Bob Graham, who has fought a long-running campaign against wind farms across Scotland because of their visual impact, said: "The BBC has a duty to show realistic depictions of what wind farms can do to fragile environments and communities. They say the film is biased. I would say the BBC is biased in favour of wind farms, and that is why it will not show this documentary."
Here's Scott's film about an ardent Scottish republican campaigner made as part of a series called The New Ten Commandments which was broadcast last year. This passed the BBC's impartiality guidelines, but a film highlighting opposition to wind farms did not. Thou shalt not take the name of climate change in vain!

http://www.youtube.com/watch?v=789SkK7uwiY

Scott's wind farm film was "one of seven films shot through the Bridging The Gap programme, which seeks to promote work by young Scots directors." It will be interesting to see the subject matter and "impartiality" of the films the BBC does broadcast.

(By the by - the Scottish republican seen in the above film has left this comment, among others, at YouTube:
If the Queen or any royalist successor is banned from Scotland's roads and rivers, and shot on sight for defying a ban then Scotland SHALL be free of monarchy from its veins.
Pleasant chap.)

Fanfare cancelled

Yesterday I was rather sickened to see close-up the visage of our Prime Minister(discredited to all but Labour loyalists and those who know nothing about him ie. gullible foreigners) splayed across the BBC frontpage. Not anotherinterminable G20 pose-fest, I thought. Not another opportunity for G. Brown to mince across our screens flaunting his moral compass. Yet it was: Gordon had yet another populist wheeze- a tax of financial transactions- to "save the world" with.

The BBC was kindly obliging him, as they have always done. They seemed to sense a chance to hype Gordon as the world's saviour again- which bombast is the only way to cover the reality that he is the world's biggest bust as an economic manager and political leader.
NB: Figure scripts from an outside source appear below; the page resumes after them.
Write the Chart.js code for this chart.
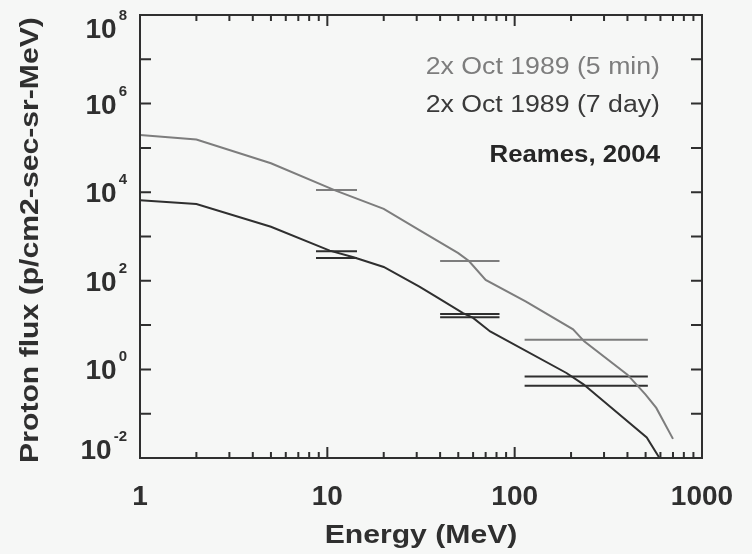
<!DOCTYPE html>
<html>
<head>
<meta charset="utf-8">
<script src="https://cdn.jsdelivr.net/npm/chart.js@4.4.1/dist/chart.umd.min.js"></script>
<style>
  html, body { margin: 0; padding: 0; background: #f6f7f6; }
  #contenedor { width: 752px; height: 554px; }
</style>
</head>
<body>
<div id="contenedor"><canvas id="grafico" width="752" height="554"></canvas></div>
<script>
// 2x Oct 1989 (5 min)
const energia5min = [1, 2, 5, 11, 20, 31, 50, 57, 70, 115, 205, 235, 400, 500, 570, 700];
const flujo5min = [1.95e5, 1.55e5, 4.5e4, 1.1e4, 4.2e3, 1.4e3, 420, 280, 105, 34, 8, 4.3, 0.76, 0.27, 0.135, 0.027];

// 2x Oct 1989 (7 day)
const energia7dias = [1, 2, 5, 10.3, 13.8, 20, 31, 38, 53, 60, 74, 189, 233, 507, 585, 610];
const flujo7dias = [6600, 5400, 1660, 480, 340, 205, 74, 44, 18.6, 14.5, 7.2, 0.83, 0.46, 0.029, 0.011, 0.008];

// barras horizontales: rangos de energia y flujos
const rangoBajo = [8.7, 40, 113];
const rangoAlto = [14.4, 83, 514];
const barras5min = [1.12e4, 280, 4.7];
const barras7diasA = [466, 17.7, 0.69];
const barras7diasB = [329, 15, 0.43];

const ticksX = [1, 10, 100, 1000];
const etiquetasX = ["1", "10", "100", "1000"];
const ticksY = [1e-2, 1e0, 1e2, 1e4, 1e6, 1e8];
const exponentesY = ["-2", "0", "2", "4", "6", "8"];

const leyenda = ["2x Oct 1989 (5 min)", "2x Oct 1989 (7 day)", "Reames, 2004"];

const GRIS = "#7d7d7d";
const OSCURO = "#2f2f2f";
const FUENTE = "'Liberation Sans', Arial, Helvetica, sans-serif";

function puntos(xs, ys) {
  return xs.map((x, i) => ({ x, y: ys[i] }));
}

function linea(data, color) {
  return {
    data,
    borderColor: color,
    borderWidth: 2,
    pointRadius: 0,
    fill: false,
    tension: 0
  };
}

const datasets = [
  linea(puntos(energia5min, flujo5min), GRIS),
  linea(puntos(energia7dias, flujo7dias), OSCURO)
];

rangoBajo.forEach((e0, i) => {
  const e1 = rangoAlto[i];
  datasets.push(linea(puntos([e0, e1], [barras5min[i], barras5min[i]]), GRIS));
  datasets.push(linea(puntos([e0, e1], [barras7diasA[i], barras7diasA[i]]), OSCURO));
  datasets.push(linea(puntos([e0, e1], [barras7diasB[i], barras7diasB[i]]), OSCURO));
});

function texto(ctx, t, x, y, o) {
  ctx.save();
  ctx.translate(x, y);
  if (o.rot) ctx.rotate(o.rot);
  ctx.scale(o.sx || 1, 1);
  ctx.font = o.font;
  ctx.fillStyle = o.color || OSCURO;
  ctx.textAlign = o.align || "center";
  ctx.textBaseline = "alphabetic";
  ctx.fillText(t, 0, 0);
  ctx.restore();
}

// marco, ticks hacia adentro, etiquetas y textos
const marco = {
  id: "marco",
  afterDraw(chart) {
    const { ctx, chartArea: a, scales } = chart;
    const sx = scales.x, sy = scales.y;
    ctx.save();
    ctx.strokeStyle = OSCURO;
    ctx.lineWidth = 2;
    ctx.strokeRect(a.left, a.top, a.right - a.left, a.bottom - a.top);

    ctx.beginPath();
    for (let d = -2; d <= 8; d++) {
      const y = sy.getPixelForValue(Math.pow(10, d));
      ctx.moveTo(a.left, y); ctx.lineTo(a.left + 11, y);
      ctx.moveTo(a.right, y); ctx.lineTo(a.right - 11, y);
    }
    for (let d = 0; d < 3; d++) {
      for (let m = 1; m <= 9; m++) {
        const x = sx.getPixelForValue(m * Math.pow(10, d));
        const largo = m === 1 ? 11 : 6;
        ctx.moveTo(x, a.bottom); ctx.lineTo(x, a.bottom - largo);
        ctx.moveTo(x, a.top); ctx.lineTo(x, a.top + largo);
      }
    }
    ctx.stroke();
    ctx.restore();

    // etiquetas eje x
    ticksX.forEach((v, i) => {
      texto(ctx, etiquetasX[i], sx.getPixelForValue(v), 505, { font: "bold 28px " + FUENTE });
    });

    // etiquetas eje y (10 con exponente)
    const derecha = 127;
    ticksY.forEach((v, i) => {
      const centro = Math.min(Math.max(sy.getPixelForValue(v), 27.5), 448.5);
      const base = centro + 10;
      ctx.font = "bold 15px " + FUENTE;
      const anchoExp = ctx.measureText(exponentesY[i]).width;
      texto(ctx, exponentesY[i], derecha - anchoExp, base - 18, { font: "bold 15px " + FUENTE, align: "left" });
      texto(ctx, "10", derecha - anchoExp - 2, base, { font: "bold 28px " + FUENTE, align: "right" });
    });

    // titulos de ejes
    texto(ctx, "Energy (MeV)", (a.left + a.right) / 2, 543, { font: "bold 26px " + FUENTE, sx: 1.16 });
    texto(ctx, "Proton flux (p/cm2-sec-sr-MeV)", 38, 240, { font: "bold 26px " + FUENTE, sx: 1.16, rot: -Math.PI / 2 });

    // leyenda
    texto(ctx, leyenda[0], 660, 74, { font: "23px " + FUENTE, sx: 1.16, align: "right", color: GRIS });
    texto(ctx, leyenda[1], 660, 112, { font: "23px " + FUENTE, sx: 1.16, align: "right", color: "#3a3a3a" });
    texto(ctx, leyenda[2], 660, 162, { font: "bold 23px " + FUENTE, sx: 1.12, align: "right", color: "#262626" });
  }
};

const chart = new Chart(document.getElementById("grafico").getContext("2d"), {
  type: "line",
  data: { datasets },
  options: {
    responsive: false,
    animation: false,
    layout: { padding: { left: 140, right: 50, top: 15, bottom: 96 } },
    plugins: {
      legend: { display: false },
      tooltip: { enabled: false }
    },
    scales: {
      x: { type: "logarithmic", min: 1, max: 1000, display: false },
      y: { type: "logarithmic", min: 1e-2, max: 1e8, display: false }
    }
  },
  plugins: [marco]
});
</script>
</body>
</html>
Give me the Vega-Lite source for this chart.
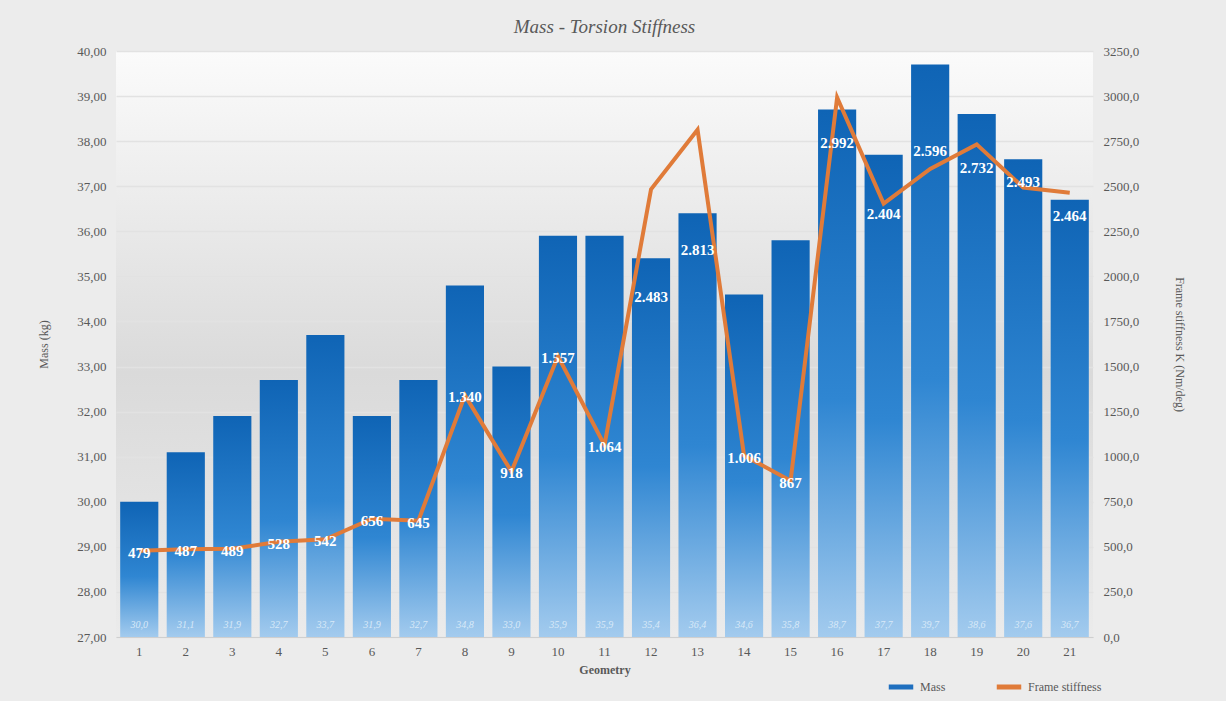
{
  "$schema": "https://vega.github.io/schema/vega-lite/v6.json",
  "autosize": {"type": "none"},
  "width": 977,
  "height": 586,
  "padding": {"left": 116, "top": 51, "right": 133, "bottom": 64},
  "background": "#ececec",
  "title": {"text": "Mass - Torsion Stiffness", "font": "Liberation Serif", "fontStyle": "italic", "fontWeight": "normal", "fontSize": 19, "color": "#595959", "offset": 8},
  "config": {
    "locale": {"number": {"decimal": ",", "thousands": ".", "grouping": [3], "currency": ["", " €"]}},
    "view": {"stroke": null, "fill": {"gradient": "linear", "x1": 0, "y1": 0, "x2": 0, "y2": 1, "stops": [{"offset": 0, "color": "#fbfbfb"}, {"offset": 0.55, "color": "#dadada"}, {"offset": 1, "color": "#ebebeb"}]}},
    "axis": {"labelFont": "Liberation Serif", "titleFont": "Liberation Serif", "labelColor": "#595959", "titleColor": "#595959", "labelFontSize": 13, "titleFontSize": 12, "titleFontWeight": "normal"},
    "legend": {"labelFont": "Liberation Serif", "labelFontSize": 12, "labelColor": "#595959"}
  },
  "data": {"values": [
    {"g": 1, "mass": 30.0, "k": 479},
    {"g": 2, "mass": 31.1, "k": 487},
    {"g": 3, "mass": 31.9, "k": 489},
    {"g": 4, "mass": 32.7, "k": 528},
    {"g": 5, "mass": 33.7, "k": 542},
    {"g": 6, "mass": 31.9, "k": 656},
    {"g": 7, "mass": 32.7, "k": 645},
    {"g": 8, "mass": 34.8, "k": 1340},
    {"g": 9, "mass": 33.0, "k": 918},
    {"g": 10, "mass": 35.9, "k": 1557},
    {"g": 11, "mass": 35.9, "k": 1064},
    {"g": 12, "mass": 35.4, "k": 2483},
    {"g": 13, "mass": 36.4, "k": 2813},
    {"g": 14, "mass": 34.6, "k": 1006},
    {"g": 15, "mass": 35.8, "k": 867},
    {"g": 16, "mass": 38.7, "k": 2992},
    {"g": 17, "mass": 37.7, "k": 2404},
    {"g": 18, "mass": 39.7, "k": 2596},
    {"g": 19, "mass": 38.6, "k": 2732},
    {"g": 20, "mass": 37.6, "k": 2493},
    {"g": 21, "mass": 36.7, "k": 2464}
  ]},
  "encoding": {
    "x": {"field": "g", "type": "ordinal", "title": "Geometry",
      "scale": {"paddingInner": 0.18, "paddingOuter": 0.09},
      "axis": {"labelAngle": 0, "ticks": false, "domainColor": "#cfcfcf", "labelPadding": 8, "titleFontWeight": "bold", "titleFontSize": 12, "titlePadding": 6}}
  },
  "layer": [
    {
      "layer": [
        {
          "mark": {"type": "bar", "strokeWidth": 0, "fill": {"gradient": "linear", "x1": 0, "y1": 0, "x2": 0, "y2": 1, "stops": [{"offset": 0, "color": "#0f64b5"}, {"offset": 0.55, "color": "#2f86d2"}, {"offset": 1, "color": "#a3cbee"}]}},
          "encoding": {
            "y": {"field": "mass", "type": "quantitative", "title": "Mass (kg)",
              "scale": {"domain": [27, 40], "zero": false, "nice": false},
              "axis": {"format": ".2f", "values": [27,28,29,30,31,32,33,34,35,36,37,38,39,40], "labelOverlap": false, "ticks": false, "domain": false, "gridColor": "#e2e2e2", "gridWidth": 1.5, "labelPadding": 10, "titlePadding": 26}},
            "y2": {"datum": 27},
            "stroke": {"datum": "Mass", "type": "nominal"}
          }
        },
        {
          "mark": {"type": "text", "font": "Liberation Serif", "fontStyle": "italic", "fontSize": 10, "color": "#d8e9f8", "baseline": "middle"},
          "encoding": {
            "y": {"datum": 27.27, "type": "quantitative"},
            "text": {"field": "mass", "type": "quantitative", "format": ".1f"}
          }
        }
      ]
    },
    {
      "layer": [
        {
          "mark": {"type": "line", "strokeWidth": 4, "color": "#e07b39"},
          "encoding": {
            "y": {"field": "k", "type": "quantitative", "title": "Frame stiffness K (Nm/deg)",
              "scale": {"domain": [0, 3250], "nice": false},
              "axis": {"orient": "right", "format": ".1f", "values": [0,250,500,750,1000,1250,1500,1750,2000,2250,2500,2750,3000,3250], "labelOverlap": false, "ticks": false, "domain": false, "grid": false, "labelPadding": 10, "titlePadding": 34}},
            "stroke": {"datum": "Frame stiffness", "type": "nominal",
              "scale": {"domain": ["Mass", "Frame stiffness"], "range": ["#1f6fbf", "#e07b39"]},
              "legend": {"orient": "none", "legendX": 770, "legendY": 621, "direction": "horizontal", "title": null, "symbolType": "stroke", "symbolStrokeWidth": 5, "symbolSize": 600, "columnPadding": 40, "labelOffset": 4}}
          }
        },
        {
          "mark": {"type": "text", "font": "Liberation Serif", "fontWeight": "bold", "fontSize": 15, "color": "white", "baseline": "middle",
            "dy": {"expr": "datum.g == 12 ? 108 : datum.g == 13 ? 120 : datum.g == 16 ? 45 : datum.g == 17 ? 10 : datum.g == 18 ? -18 : datum.g == 19 ? 24 : datum.g == 20 ? -5 : datum.g == 21 ? 23 : 2"}},
          "encoding": {
            "y": {"field": "k", "type": "quantitative"},
            "text": {"field": "k", "type": "quantitative", "format": ",d"}
          }
        }
      ]
    }
  ],
  "resolve": {"scale": {"y": "independent"}}
}
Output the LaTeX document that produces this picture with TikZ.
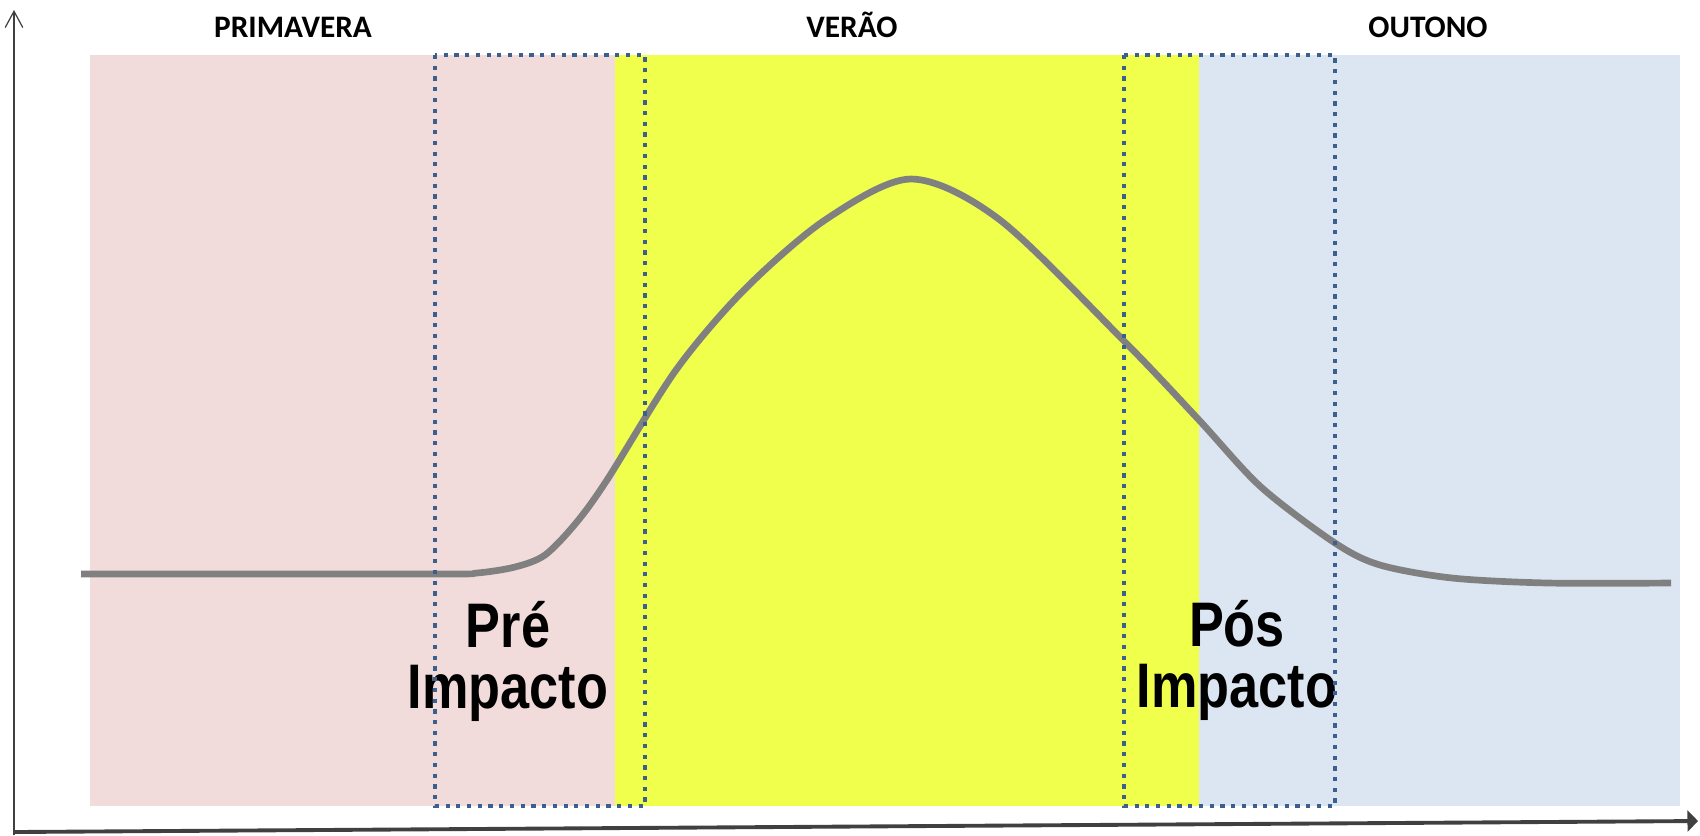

Well now the latest pose-fest seems to have squibbed, the BBC having to play backstop for the Prime Mentalist. Despite another grotesque miscalculation on the part of HMG, the BBC report covering the event now simply leads with the glossy affirmation that "G20 vows to spur fragile growth". Gordon's latest serial embarrassment is slipped surreptitiously in lower down as having "received a lukewarm response from other G20 countries". This is just prior to Geitner's statement of a "very broad consensus that growth remains the dominant policy imperative across our economies". 

Watching the C4News clip here, I almost laughed when Geitner prefaced his rebuttal of Gordon's scheme by saying that he wanted "to show the appropriate deference to our hosts" (Gordon/UK). Interestingly, Gordon's gesture did seem to meet a little gleeful approval from the French. And of course from the BBC, until the wind changed.

SHILLING FOR ISLAM...

>> SATURDAY, NOVEMBER 07, 2009

Just watched the BBC TV News. The line being retailed is that the mass murder of US soldiers may well lead to even more of that awful Islamophobia that so concerns the State Broadcaster. Even as Major Nidal shouted "Allahu Akbar" and slaughtered the innocent, the BBC has instantly reverted to "Islam is the victim" mode. One of my readers over on A Tangled Web is currently helping treat the injured at Fort Hoods and it is to my shame that I tell him how the British State Broadcaster is doing everything possible to present Nidal as the victim and the real guilty party as the USA.

"Shooting Raises Fears for Sanity of Entire Western World"

So sayeth Mark Steyn, referring to this BBC News story :

Shooting Raises Fears For Muslims In US Army

Steyn :

Really? Right now the body count stands at:

Non-Muslims 13
Muslims 0

Even if you are concerned that it would be terribly unfair if all Muslims were to be tarred by Major Hasan's brush, it is, to put it at its mildest, the grossest bad taste to default every single time within minutes to the position that what's of most interest about an actual atrocity with real victims is that it may provoke an entirely hypothetical atrocity with entirely hypothetical victims.

"I honestly have no pity for them"

Following the criticism of some BBC coverage of the Fort Hood killings, credit is due to the BBC's Gavin Lee for including in his report this morning the following interview with a young Muslim from the same mosque attended by Major Hasan (the Islamic Community of Greater Killeen) :
http://www.youtube.com/watch?v=npAvM-VWwhc

Duane : I'm not going to condemn him for what he did. I don't know why he did it. I will not, absolutely not, condemn him for what he had done though. If he had done it for selfish reasons I still will not condemn him. He's my brother in the end. I will never condemn him.
Gavin Lee : There might be a lot of people shocked to hear you say that.
Duane: Well, that's the way it is. I don't speak for the community here but me personally I will not condemn him.
Gavin Lee : What are your thoughts towards those that were victims in this?
Duane : They were, in the end, they were troops who were going to Afghanistan and Iraq to kill Muslims. I honestly have no pity for them. It's just like the majority of the people that will hear this, after five or six minutes they'll be shocked, after that they'll forget about them and go on their day.
The full segment from which this was taken can be heard here.

I wonder if this is the same Duane from the same mosque quoted in the New York Times (my emphasis):
Duane Reasoner Jr., an 18-year-old substitute teacher whose parents worked at Fort Hood, said Major Hassan was told he would be sent to Afghanistan on Nov. 28, and he did not like it.
“He said he should quit the Army,” Mr. Reasoner said. “In the Koran, you’re not supposed to have alliances with Jews or Christian or others, and if you are killed in the military fighting against Muslims, you will go to hell.”